Kamar itu berkasur dengan aroma pesing ketika aku terlelap tidur dan mati terhadap alarm rengekan balitaku yang ingin ke kamar mandi, di tengah malam kala suhu bumi seperti menyelimuti dengan kedingingan yang membuatku kehilangan kesadaran.

Kamar itu memiliki satu lemari berpintu geser di sudut ruangan, dengan satu lemari kecil di sampingnya. Agak tidak sepadan tanpa tempat tidur di hadapannya, melainkan dua buah kasur. Tapi aku merasa nyaman.

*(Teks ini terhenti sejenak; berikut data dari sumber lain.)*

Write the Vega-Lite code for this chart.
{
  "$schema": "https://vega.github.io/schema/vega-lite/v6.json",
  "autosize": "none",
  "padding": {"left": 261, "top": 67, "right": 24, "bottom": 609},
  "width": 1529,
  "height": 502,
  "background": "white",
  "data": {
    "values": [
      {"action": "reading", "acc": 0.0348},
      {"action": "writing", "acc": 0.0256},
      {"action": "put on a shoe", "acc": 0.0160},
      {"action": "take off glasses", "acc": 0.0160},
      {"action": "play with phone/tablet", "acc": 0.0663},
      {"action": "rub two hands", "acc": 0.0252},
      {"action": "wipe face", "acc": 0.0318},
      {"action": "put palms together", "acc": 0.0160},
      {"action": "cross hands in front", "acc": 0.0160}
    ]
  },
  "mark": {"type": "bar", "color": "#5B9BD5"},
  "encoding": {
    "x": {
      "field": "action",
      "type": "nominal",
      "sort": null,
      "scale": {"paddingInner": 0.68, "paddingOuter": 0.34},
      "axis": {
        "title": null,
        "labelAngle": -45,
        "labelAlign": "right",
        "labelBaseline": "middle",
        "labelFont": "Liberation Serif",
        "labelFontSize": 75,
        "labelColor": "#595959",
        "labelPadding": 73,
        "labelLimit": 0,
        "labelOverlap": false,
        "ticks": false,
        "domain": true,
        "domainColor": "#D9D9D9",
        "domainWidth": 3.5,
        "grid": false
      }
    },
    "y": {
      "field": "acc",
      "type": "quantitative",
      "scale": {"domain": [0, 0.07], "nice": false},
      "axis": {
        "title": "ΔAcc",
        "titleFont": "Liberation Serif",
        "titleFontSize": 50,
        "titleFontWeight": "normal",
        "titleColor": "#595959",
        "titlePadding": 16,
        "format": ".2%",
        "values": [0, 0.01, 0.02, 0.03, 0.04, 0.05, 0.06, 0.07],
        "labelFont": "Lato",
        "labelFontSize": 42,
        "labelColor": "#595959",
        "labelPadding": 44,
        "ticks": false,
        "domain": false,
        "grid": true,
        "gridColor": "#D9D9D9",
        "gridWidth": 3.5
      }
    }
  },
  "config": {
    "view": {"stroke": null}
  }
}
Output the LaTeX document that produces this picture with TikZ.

Kamar itu bermeja persis di depan kasur yang tergeletak di lantai dalam panjang, dan di depan pintu kamar mandi dalam lebarnya. Di meja itu aku menemukan duniaku, dalam 10 hingga 30 menit refeksi hingga beberapa jam singkat berselancar ria dalam imajinasi. Aku rindu aroma buku-buku yang tersusun tidak rapi di sisi kiri dan kanannya, aku rindu sentuhan jari jemariku menempel pada kabel-kabel speaker atau pada permukaan laci meja yang tidak besar tapi cukup untuk menampung kitab-kitab kesayanganku.

***

Aku rindu suasana pagi ketika terbangun di antara suami dan anak-anak yang terlelap. Udara sejuk di setiap pintu yang terbuka, warna-warni bunga mekar, harumnya mawar dan kicauan burung-burung merdu beradu bersama bisikan semilir angin. Aku rindu duduk sebentar di pintu belakang rumah itu, menikmati sinar mentari yang semakin menghangat perlahan dan pasti. Aku rindu bersentuhan dengan setiap yang terletak di dapur itu. Aroma beras, bawang, terigu, dan denting perkakas yang dimainkan anak perempuanku ketika berusaha meniruku memasak.


Aku rindu  hanya untuk menyentuh pipinya, memeluknya, menyiapkan pakaiannya, sarapannya, dan aku rindu pelukan hangat dalam setiap pamitnya.